[Your goal] Pictures in the entries below are excluded; copy only the lines from the one containing "Recreate this image" to the one containing "grey_extra = []", both included.

[Material for the task]
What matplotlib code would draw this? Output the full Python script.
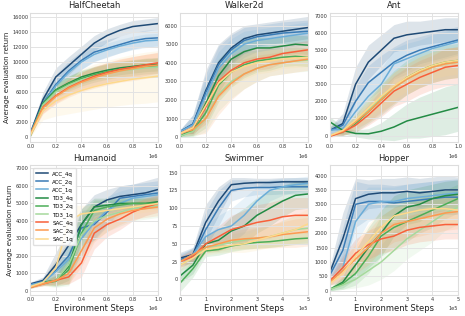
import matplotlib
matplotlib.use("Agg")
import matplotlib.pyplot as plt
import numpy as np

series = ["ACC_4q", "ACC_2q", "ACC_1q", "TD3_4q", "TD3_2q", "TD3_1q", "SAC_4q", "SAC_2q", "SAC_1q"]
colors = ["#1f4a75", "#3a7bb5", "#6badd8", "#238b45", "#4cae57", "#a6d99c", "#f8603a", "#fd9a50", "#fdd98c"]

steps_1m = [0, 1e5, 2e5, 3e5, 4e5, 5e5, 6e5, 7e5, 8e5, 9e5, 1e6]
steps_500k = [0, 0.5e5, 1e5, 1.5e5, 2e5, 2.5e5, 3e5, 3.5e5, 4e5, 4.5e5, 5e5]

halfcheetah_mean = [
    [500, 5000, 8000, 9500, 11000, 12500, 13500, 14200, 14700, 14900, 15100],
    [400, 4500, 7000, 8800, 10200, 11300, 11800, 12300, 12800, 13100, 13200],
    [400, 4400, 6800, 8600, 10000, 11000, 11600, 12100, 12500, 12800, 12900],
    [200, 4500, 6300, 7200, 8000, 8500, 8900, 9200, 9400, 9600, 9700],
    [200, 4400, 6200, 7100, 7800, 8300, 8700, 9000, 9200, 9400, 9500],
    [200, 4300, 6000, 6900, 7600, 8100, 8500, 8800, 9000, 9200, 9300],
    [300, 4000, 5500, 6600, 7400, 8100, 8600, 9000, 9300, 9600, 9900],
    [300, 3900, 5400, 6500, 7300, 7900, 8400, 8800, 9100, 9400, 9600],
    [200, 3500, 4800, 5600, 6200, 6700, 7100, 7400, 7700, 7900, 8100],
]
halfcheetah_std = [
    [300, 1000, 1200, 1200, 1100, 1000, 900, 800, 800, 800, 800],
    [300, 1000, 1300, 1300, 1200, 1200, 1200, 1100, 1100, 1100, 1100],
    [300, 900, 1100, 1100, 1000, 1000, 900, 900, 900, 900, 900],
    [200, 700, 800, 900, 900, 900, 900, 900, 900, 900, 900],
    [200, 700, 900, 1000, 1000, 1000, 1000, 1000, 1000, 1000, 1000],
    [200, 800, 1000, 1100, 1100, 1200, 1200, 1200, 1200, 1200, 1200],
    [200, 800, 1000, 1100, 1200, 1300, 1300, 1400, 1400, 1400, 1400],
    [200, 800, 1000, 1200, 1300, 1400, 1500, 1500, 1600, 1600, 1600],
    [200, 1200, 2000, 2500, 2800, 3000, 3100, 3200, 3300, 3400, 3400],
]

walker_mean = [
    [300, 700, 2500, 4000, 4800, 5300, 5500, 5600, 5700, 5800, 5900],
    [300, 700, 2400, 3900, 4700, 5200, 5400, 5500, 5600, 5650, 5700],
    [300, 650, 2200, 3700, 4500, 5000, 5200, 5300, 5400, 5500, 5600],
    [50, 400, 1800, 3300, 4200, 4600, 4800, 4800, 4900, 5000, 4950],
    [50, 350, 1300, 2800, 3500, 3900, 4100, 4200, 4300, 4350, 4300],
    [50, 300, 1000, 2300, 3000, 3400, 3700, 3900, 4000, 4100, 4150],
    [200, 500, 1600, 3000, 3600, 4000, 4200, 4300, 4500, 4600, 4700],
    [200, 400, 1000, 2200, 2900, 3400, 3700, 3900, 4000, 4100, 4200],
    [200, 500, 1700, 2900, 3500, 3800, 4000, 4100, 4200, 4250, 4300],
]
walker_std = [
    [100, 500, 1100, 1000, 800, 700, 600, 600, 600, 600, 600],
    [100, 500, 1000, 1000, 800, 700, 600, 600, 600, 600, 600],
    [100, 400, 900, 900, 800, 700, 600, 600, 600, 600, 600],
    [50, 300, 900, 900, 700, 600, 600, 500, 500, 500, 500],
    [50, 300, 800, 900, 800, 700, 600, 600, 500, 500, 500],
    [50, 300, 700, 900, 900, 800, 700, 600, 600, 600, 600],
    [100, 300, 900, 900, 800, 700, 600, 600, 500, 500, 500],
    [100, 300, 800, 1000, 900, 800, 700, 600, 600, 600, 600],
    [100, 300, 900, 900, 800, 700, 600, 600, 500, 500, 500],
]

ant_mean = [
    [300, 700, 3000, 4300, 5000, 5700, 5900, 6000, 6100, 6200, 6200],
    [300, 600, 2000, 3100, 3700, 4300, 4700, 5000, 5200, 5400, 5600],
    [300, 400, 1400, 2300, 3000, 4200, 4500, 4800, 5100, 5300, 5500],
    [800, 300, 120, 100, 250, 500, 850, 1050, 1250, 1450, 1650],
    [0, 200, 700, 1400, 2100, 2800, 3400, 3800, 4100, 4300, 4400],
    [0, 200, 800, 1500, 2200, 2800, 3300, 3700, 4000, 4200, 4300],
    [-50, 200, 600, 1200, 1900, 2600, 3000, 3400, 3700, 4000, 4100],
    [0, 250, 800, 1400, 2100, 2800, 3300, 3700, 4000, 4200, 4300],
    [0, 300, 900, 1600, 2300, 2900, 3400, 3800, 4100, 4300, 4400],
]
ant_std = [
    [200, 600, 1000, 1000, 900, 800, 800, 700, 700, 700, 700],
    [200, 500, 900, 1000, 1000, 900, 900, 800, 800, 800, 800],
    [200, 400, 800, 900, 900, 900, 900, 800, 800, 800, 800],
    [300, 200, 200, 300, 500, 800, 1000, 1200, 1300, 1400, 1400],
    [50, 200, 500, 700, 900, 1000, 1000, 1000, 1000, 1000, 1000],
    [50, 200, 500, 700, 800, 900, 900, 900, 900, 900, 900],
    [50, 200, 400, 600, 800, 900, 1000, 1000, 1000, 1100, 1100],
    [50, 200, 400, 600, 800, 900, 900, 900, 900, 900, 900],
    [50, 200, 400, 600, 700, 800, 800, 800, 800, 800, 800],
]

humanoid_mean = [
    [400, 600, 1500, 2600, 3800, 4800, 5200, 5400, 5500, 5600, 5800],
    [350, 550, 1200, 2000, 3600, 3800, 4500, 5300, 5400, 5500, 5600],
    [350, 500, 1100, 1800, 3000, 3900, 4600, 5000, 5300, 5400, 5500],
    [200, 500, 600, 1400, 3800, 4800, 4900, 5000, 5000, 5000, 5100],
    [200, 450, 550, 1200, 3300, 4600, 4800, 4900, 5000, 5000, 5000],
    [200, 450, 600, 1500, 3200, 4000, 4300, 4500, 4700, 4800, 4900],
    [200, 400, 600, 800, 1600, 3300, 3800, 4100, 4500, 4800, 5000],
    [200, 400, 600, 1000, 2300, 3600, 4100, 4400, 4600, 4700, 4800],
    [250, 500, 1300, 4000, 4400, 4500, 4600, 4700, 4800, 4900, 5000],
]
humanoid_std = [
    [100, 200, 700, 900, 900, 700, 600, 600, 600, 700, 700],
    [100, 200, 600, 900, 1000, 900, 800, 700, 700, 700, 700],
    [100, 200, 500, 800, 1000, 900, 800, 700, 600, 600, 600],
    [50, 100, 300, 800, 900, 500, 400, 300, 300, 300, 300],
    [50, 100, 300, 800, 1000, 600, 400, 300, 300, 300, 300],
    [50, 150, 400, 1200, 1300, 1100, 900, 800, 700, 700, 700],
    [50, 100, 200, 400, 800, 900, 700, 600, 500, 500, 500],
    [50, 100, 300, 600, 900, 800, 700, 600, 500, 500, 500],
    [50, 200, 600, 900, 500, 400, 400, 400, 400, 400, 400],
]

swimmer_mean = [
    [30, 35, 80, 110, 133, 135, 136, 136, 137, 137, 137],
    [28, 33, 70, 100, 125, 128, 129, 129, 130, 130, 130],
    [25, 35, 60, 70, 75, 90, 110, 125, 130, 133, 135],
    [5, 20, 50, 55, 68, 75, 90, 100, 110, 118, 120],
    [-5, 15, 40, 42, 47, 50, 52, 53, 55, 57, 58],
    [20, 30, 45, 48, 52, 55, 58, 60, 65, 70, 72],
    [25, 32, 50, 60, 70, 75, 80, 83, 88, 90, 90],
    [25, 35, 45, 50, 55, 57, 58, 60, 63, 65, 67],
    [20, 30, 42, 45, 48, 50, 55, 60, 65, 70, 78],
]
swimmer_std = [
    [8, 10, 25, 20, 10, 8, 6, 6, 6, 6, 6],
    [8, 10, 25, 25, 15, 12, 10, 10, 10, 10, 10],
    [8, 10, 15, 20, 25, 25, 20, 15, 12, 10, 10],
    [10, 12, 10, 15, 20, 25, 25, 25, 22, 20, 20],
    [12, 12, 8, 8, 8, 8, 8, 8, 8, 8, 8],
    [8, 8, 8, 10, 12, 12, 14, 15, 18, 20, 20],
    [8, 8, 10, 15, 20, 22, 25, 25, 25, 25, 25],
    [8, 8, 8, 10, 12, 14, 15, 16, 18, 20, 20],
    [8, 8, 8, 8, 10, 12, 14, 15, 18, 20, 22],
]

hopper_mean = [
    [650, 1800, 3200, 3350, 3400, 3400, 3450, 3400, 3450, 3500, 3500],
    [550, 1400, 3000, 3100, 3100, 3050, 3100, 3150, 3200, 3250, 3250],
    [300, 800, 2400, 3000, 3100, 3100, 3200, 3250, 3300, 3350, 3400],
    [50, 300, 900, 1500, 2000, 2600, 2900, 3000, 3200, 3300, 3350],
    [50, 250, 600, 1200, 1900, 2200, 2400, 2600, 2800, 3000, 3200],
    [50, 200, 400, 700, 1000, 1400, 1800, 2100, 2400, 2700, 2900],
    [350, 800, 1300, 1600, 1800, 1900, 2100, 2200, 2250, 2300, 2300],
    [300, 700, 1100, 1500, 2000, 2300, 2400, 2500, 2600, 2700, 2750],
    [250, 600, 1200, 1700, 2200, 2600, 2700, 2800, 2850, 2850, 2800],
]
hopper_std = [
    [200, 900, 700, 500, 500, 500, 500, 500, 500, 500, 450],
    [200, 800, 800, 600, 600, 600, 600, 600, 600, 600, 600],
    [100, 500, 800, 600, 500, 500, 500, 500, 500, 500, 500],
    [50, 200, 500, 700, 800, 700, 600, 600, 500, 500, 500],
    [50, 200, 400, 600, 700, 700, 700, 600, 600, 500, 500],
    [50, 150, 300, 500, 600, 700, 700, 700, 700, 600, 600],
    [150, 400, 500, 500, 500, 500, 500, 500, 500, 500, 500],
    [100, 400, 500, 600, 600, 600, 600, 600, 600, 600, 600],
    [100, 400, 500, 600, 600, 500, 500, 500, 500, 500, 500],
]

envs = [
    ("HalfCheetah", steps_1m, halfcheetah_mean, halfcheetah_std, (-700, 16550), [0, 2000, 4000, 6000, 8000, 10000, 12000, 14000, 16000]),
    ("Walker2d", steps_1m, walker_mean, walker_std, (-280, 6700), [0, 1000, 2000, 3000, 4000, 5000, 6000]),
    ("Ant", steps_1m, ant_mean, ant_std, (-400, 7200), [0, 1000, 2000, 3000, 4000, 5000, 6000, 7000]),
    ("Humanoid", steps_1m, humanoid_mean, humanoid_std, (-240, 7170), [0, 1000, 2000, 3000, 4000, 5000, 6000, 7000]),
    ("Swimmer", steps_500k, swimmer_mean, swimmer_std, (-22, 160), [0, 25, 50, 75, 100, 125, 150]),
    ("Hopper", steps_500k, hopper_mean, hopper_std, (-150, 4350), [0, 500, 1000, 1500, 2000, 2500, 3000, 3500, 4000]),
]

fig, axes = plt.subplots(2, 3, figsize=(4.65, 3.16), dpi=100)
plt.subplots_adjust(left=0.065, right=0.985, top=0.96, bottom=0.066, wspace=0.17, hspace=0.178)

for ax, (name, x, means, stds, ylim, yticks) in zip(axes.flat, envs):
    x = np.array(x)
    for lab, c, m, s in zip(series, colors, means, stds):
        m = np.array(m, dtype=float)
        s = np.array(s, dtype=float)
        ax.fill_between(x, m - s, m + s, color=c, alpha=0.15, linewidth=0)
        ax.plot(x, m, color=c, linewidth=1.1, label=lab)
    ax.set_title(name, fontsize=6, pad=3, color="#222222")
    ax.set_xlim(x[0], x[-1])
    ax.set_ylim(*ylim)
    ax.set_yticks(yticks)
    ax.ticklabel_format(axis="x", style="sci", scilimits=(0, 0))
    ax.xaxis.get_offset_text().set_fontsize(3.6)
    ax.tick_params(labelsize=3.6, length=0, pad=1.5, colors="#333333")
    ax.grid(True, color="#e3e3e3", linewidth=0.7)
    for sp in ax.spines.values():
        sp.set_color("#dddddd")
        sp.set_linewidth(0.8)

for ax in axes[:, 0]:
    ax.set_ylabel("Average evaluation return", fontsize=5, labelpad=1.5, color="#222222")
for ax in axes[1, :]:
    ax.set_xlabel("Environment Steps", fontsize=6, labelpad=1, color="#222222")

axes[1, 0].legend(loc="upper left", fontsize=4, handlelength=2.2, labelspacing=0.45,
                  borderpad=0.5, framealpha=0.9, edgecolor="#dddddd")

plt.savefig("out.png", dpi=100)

==

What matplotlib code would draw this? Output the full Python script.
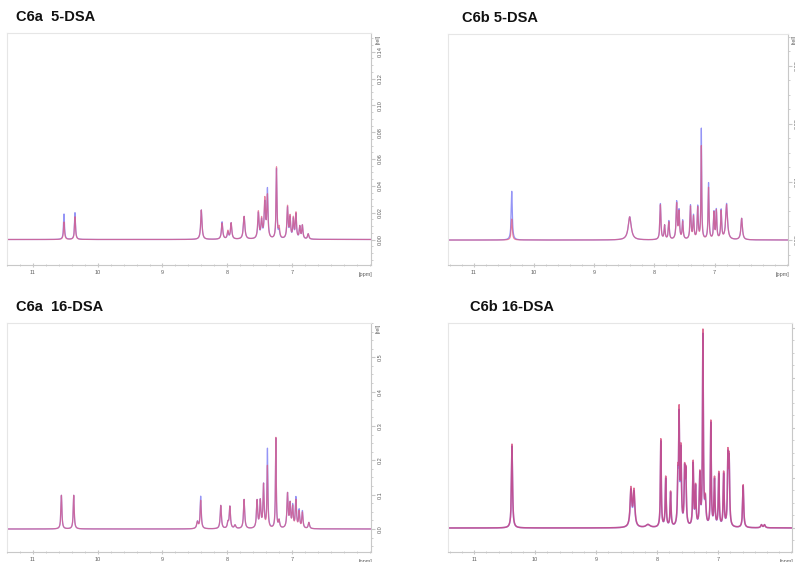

==

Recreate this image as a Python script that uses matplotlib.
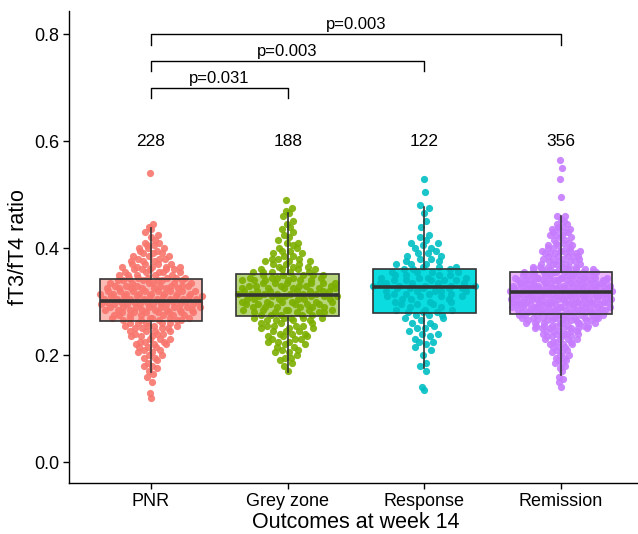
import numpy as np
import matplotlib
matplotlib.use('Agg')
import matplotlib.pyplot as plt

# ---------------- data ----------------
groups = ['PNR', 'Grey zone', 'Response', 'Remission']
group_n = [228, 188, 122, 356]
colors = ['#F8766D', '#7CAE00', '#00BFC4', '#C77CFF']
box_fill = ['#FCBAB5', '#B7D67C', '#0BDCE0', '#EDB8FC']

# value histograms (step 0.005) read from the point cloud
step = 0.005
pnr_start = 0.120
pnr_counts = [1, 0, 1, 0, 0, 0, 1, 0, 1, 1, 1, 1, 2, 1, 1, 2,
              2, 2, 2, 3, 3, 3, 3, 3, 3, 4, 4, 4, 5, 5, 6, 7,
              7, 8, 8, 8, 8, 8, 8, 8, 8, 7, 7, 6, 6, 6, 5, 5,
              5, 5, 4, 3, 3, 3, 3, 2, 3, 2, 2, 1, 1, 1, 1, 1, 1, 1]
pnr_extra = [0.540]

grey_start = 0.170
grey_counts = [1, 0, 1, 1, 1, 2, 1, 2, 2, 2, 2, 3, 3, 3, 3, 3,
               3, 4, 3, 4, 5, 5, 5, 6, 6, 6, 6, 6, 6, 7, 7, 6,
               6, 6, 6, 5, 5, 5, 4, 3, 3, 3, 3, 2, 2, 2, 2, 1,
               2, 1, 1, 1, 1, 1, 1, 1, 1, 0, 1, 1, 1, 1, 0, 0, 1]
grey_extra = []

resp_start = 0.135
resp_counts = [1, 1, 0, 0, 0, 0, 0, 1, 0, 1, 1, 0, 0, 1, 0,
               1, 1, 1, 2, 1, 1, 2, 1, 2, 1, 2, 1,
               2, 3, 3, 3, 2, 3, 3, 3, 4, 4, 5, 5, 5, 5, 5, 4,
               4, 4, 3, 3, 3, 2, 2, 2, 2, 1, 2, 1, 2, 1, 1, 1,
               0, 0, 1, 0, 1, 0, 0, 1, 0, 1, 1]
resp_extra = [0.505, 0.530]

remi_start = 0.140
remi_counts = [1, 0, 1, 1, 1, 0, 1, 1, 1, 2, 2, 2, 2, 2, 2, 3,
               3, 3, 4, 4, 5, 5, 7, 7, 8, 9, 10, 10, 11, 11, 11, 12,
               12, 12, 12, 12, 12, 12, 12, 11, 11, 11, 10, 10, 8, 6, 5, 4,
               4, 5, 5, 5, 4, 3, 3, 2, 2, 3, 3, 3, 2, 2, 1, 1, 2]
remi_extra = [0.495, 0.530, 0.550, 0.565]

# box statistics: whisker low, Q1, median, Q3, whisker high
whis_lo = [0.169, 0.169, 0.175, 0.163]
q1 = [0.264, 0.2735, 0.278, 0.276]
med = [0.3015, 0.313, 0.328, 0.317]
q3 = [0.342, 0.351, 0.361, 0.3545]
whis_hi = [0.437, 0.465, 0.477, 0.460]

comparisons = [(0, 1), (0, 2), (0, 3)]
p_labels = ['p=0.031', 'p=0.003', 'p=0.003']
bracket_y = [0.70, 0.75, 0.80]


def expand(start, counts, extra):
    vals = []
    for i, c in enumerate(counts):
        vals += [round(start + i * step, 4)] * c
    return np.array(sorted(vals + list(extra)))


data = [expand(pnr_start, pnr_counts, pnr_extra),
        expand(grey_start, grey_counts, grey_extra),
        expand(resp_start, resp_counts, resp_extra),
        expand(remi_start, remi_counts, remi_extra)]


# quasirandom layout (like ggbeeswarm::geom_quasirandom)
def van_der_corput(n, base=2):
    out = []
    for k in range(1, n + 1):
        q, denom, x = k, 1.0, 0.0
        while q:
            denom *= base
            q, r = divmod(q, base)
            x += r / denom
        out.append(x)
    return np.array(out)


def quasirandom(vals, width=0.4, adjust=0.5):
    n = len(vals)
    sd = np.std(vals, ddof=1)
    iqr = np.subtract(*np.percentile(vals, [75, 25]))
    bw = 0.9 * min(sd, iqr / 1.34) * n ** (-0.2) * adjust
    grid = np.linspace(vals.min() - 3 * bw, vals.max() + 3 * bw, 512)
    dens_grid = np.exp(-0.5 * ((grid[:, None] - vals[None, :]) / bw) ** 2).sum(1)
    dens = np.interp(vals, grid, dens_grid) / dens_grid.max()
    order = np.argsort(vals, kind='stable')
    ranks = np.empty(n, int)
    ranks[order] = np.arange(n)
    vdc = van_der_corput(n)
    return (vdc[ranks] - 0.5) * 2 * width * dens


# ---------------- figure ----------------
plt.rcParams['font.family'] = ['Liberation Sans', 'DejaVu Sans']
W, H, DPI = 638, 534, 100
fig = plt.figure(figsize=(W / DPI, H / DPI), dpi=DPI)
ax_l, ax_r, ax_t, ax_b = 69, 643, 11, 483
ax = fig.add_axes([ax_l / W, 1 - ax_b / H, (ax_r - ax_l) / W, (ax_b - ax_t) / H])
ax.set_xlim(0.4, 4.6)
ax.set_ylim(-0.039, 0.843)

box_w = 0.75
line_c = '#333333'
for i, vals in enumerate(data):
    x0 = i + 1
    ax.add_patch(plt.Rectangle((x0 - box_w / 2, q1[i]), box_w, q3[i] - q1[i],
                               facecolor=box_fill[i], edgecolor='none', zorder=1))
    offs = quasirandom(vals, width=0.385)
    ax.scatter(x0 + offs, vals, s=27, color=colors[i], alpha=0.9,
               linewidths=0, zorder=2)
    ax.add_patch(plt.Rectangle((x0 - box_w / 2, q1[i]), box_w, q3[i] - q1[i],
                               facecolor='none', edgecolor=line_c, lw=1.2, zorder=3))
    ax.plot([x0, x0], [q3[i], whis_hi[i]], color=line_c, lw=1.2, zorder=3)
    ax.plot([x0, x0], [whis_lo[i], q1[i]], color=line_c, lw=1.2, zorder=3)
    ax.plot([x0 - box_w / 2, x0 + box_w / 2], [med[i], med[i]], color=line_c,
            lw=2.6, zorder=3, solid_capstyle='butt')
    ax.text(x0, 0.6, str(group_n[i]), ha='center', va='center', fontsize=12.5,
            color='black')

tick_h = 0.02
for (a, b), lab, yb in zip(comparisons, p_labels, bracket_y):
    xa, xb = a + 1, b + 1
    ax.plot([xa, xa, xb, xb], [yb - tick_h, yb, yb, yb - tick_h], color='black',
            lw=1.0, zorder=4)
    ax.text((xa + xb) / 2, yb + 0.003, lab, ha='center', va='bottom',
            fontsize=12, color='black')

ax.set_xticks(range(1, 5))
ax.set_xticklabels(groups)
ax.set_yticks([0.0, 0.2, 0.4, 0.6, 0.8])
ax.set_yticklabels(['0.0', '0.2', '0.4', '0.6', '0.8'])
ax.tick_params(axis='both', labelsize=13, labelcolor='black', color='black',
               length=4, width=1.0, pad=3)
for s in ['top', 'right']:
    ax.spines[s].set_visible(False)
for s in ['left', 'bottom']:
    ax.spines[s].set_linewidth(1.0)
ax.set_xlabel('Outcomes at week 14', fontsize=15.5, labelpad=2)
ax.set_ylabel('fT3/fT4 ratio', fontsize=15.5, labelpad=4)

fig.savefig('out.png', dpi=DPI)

[Exercise solution]
Recreate this image as a Python script that uses matplotlib.
import numpy as np
import matplotlib
matplotlib.use('Agg')
import matplotlib.pyplot as plt

# ---------------- data ----------------
groups = ['PNR', 'Grey zone', 'Response', 'Remission']
group_n = [228, 188, 122, 356]
colors = ['#F8766D', '#7CAE00', '#00BFC4', '#C77CFF']
box_fill = ['#FCBAB5', '#B7D67C', '#0BDCE0', '#EDB8FC']

# value histograms (step 0.005) read from the point cloud
step = 0.005
pnr_start = 0.120
pnr_counts = [1, 0, 1, 0, 0, 0, 1, 0, 1, 1, 1, 1, 2, 1, 1, 2,
              2, 2, 2, 3, 3, 3, 3, 3, 3, 4, 4, 4, 5, 5, 6, 7,
              7, 8, 8, 8, 8, 8, 8, 8, 8, 7, 7, 6, 6, 6, 5, 5,
              5, 5, 4, 3, 3, 3, 3, 2, 3, 2, 2, 1, 1, 1, 1, 1, 1, 1]
pnr_extra = [0.540]

grey_start = 0.170
grey_counts = [1, 0, 1, 1, 1, 2, 1, 2, 2, 2, 2, 3, 3, 3, 3, 3,
               3, 4, 3, 4, 5, 5, 5, 6, 6, 6, 6, 6, 6, 7, 7, 6,
               6, 6, 6, 5, 5, 5, 4, 3, 3, 3, 3, 2, 2, 2, 2, 1,
               2, 1, 1, 1, 1, 1, 1, 1, 1, 0, 1, 1, 1, 1, 0, 0, 1]
grey_extra = []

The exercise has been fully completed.